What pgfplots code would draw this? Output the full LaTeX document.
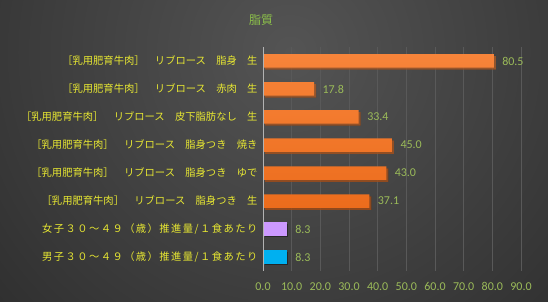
\documentclass[border=0pt]{standalone}
\usepackage{pgfplots}
\pgfplotsset{compat=1.18}
\usepackage{fontspec}
\setmainfont{Carlito}
\newfontfamily\jp{Noto Sans CJK JP}
\newfontfamily\jpw[LetterSpace=14]{Noto Sans CJK JP}
\usetikzlibrary{shadows}
\definecolor{bgin}{HTML}{545454}
\definecolor{bgout}{HTML}{181818}
\definecolor{lab}{HTML}{E8E832}
\definecolor{tick}{HTML}{9BBB59}
\definecolor{ttl}{HTML}{8CC04A}
\definecolor{orA}{HTML}{F7843A}
\definecolor{orB}{HTML}{EC6C1C}
\definecolor{pur}{HTML}{CC99FF}
\definecolor{blu}{HTML}{00B0F0}
\begin{document}
\begin{tikzpicture}
\useasboundingbox (0,0) rectangle (548pt,302pt);
\begin{scope}
\clip (0,0) rectangle (548pt,302pt);
\shade[inner color=bgin, outer color=bgout] (290pt,250pt) circle (640pt);
\end{scope}
\node[text=ttl, font=\jp\fontsize{12}{14}\selectfont] at (261pt,282pt) {脂質};
\begin{axis}[
  at={(263pt,31pt)}, anchor=south west,
  scale only axis, width=258pt, height=224pt,
  xbar, bar width=13.5pt, bar shift=0pt,
  xmin=0, xmax=90, ymin=-0.5, ymax=7.5, y dir=reverse,
  xtick={0,10,...,90},
  ytick={0,...,7},
  yticklabels={
    {［乳用肥育牛肉］　リブロース　脂身　生},
    {［乳用肥育牛肉］　リブロース　赤肉　生},
    {［乳用肥育牛肉］　リブロース　皮下脂肪なし　生},
    {［乳用肥育牛肉］　リブロース　脂身つき　焼き},
    {［乳用肥育牛肉］　リブロース　脂身つき　ゆで},
    {［乳用肥育牛肉］　リブロース　脂身つき　生},
    {\jpw 女子３０～４９（歳）推進量/１食あたり},
    {\jpw 男子３０～４９（歳）推進量/１食あたり}},
  yticklabel style={text=lab, font=\jp\fontsize{10.3}{12}\selectfont, xshift=-2pt},
  xticklabel style={text=tick, font=\fontsize{12}{14}\selectfont, yshift=-8pt},
  /pgf/number format/assume math mode=true,
  xticklabel={\pgfmathprintnumber[fixed,fixed zerofill,precision=1]{\tick}},
  major tick length=0pt,
  axis line style={draw=none},
  xmajorgrids, major grid style={draw=gray!70!black, line width=0.5pt},
  nodes near coords,
  nodes near coords style={text=tick, font=\fontsize{12}{14}\selectfont, xshift=5pt, /pgf/number format/.cd, fixed, fixed zerofill, precision=1, assume math mode=true},
  clip=false,
]
\addplot[draw=none, top color=orA, bottom color=orB, drop shadow={shadow xshift=2pt, shadow yshift=-2pt, opacity=0.55, fill=black}] coordinates {(80.5,0) (17.8,1) (33.4,2) (45.0,3) (43.0,4) (37.1,5)};
\addplot[draw=none, fill=pur, drop shadow={shadow xshift=1.5pt, shadow yshift=-1.5pt, opacity=0.4, fill=black}] coordinates {(8.3,6)};
\addplot[draw=none, fill=blu, drop shadow={shadow xshift=1.5pt, shadow yshift=-1.5pt, opacity=0.4, fill=black}] coordinates {(8.3,7)};
\draw[gray!60!white, line width=0.6pt] (axis cs:0,-0.5) -- (axis cs:0,7.5);
\end{axis}
\end{tikzpicture}
\end{document}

+ + + +

_EXERCISE PROMPT_: Write the listing out a second time exactly, dropping all images.

_WORKED ANSWER_:
What pgfplots code would draw this? Output the full LaTeX document.
\documentclass[border=0pt]{standalone}
\usepackage{pgfplots}
\pgfplotsset{compat=1.18}
\usepackage{fontspec}
\setmainfont{Carlito}
\newfontfamily\jp{Noto Sans CJK JP}
\newfontfamily\jpw[LetterSpace=14]{Noto Sans CJK JP}
\usetikzlibrary{shadows}
\definecolor{bgin}{HTML}{545454}
\definecolor{bgout}{HTML}{181818}
\definecolor{lab}{HTML}{E8E832}
\definecolor{tick}{HTML}{9BBB59}
\definecolor{ttl}{HTML}{8CC04A}
\definecolor{orA}{HTML}{F7843A}
\definecolor{orB}{HTML}{EC6C1C}
\definecolor{pur}{HTML}{CC99FF}
\definecolor{blu}{HTML}{00B0F0}
\begin{document}
\begin{tikzpicture}
\useasboundingbox (0,0) rectangle (548pt,302pt);
\begin{scope}
\clip (0,0) rectangle (548pt,302pt);
\shade[inner color=bgin, outer color=bgout] (290pt,250pt) circle (640pt);
\end{scope}
\node[text=ttl, font=\jp\fontsize{12}{14}\selectfont] at (261pt,282pt) {脂質};
\begin{axis}[
  at={(263pt,31pt)}, anchor=south west,
  scale only axis, width=258pt, height=224pt,
  xbar, bar width=13.5pt, bar shift=0pt,
  xmin=0, xmax=90, ymin=-0.5, ymax=7.5, y dir=reverse,
  xtick={0,10,...,90},
  ytick={0,...,7},
  yticklabels={
    {［乳用肥育牛肉］　リブロース　脂身　生},
    {［乳用肥育牛肉］　リブロース　赤肉　生},
    {［乳用肥育牛肉］　リブロース　皮下脂肪なし　生},
    {［乳用肥育牛肉］　リブロース　脂身つき　焼き},
    {［乳用肥育牛肉］　リブロース　脂身つき　ゆで},
    {［乳用肥育牛肉］　リブロース　脂身つき　生},
    {\jpw 女子３０～４９（歳）推進量/１食あたり},
    {\jpw 男子３０～４９（歳）推進量/１食あたり}},
  yticklabel style={text=lab, font=\jp\fontsize{10.3}{12}\selectfont, xshift=-2pt},
  xticklabel style={text=tick, font=\fontsize{12}{14}\selectfont, yshift=-8pt},
  /pgf/number format/assume math mode=true,
  xticklabel={\pgfmathprintnumber[fixed,fixed zerofill,precision=1]{\tick}},
  major tick length=0pt,
  axis line style={draw=none},
  xmajorgrids, major grid style={draw=gray!70!black, line width=0.5pt},
  nodes near coords,
  nodes near coords style={text=tick, font=\fontsize{12}{14}\selectfont, xshift=5pt, /pgf/number format/.cd, fixed, fixed zerofill, precision=1, assume math mode=true},
  clip=false,
]
\addplot[draw=none, top color=orA, bottom color=orB, drop shadow={shadow xshift=2pt, shadow yshift=-2pt, opacity=0.55, fill=black}] coordinates {(80.5,0) (17.8,1) (33.4,2) (45.0,3) (43.0,4) (37.1,5)};
\addplot[draw=none, fill=pur, drop shadow={shadow xshift=1.5pt, shadow yshift=-1.5pt, opacity=0.4, fill=black}] coordinates {(8.3,6)};
\addplot[draw=none, fill=blu, drop shadow={shadow xshift=1.5pt, shadow yshift=-1.5pt, opacity=0.4, fill=black}] coordinates {(8.3,7)};
\draw[gray!60!white, line width=0.6pt] (axis cs:0,-0.5) -- (axis cs:0,7.5);
\end{axis}
\end{tikzpicture}
\end{document}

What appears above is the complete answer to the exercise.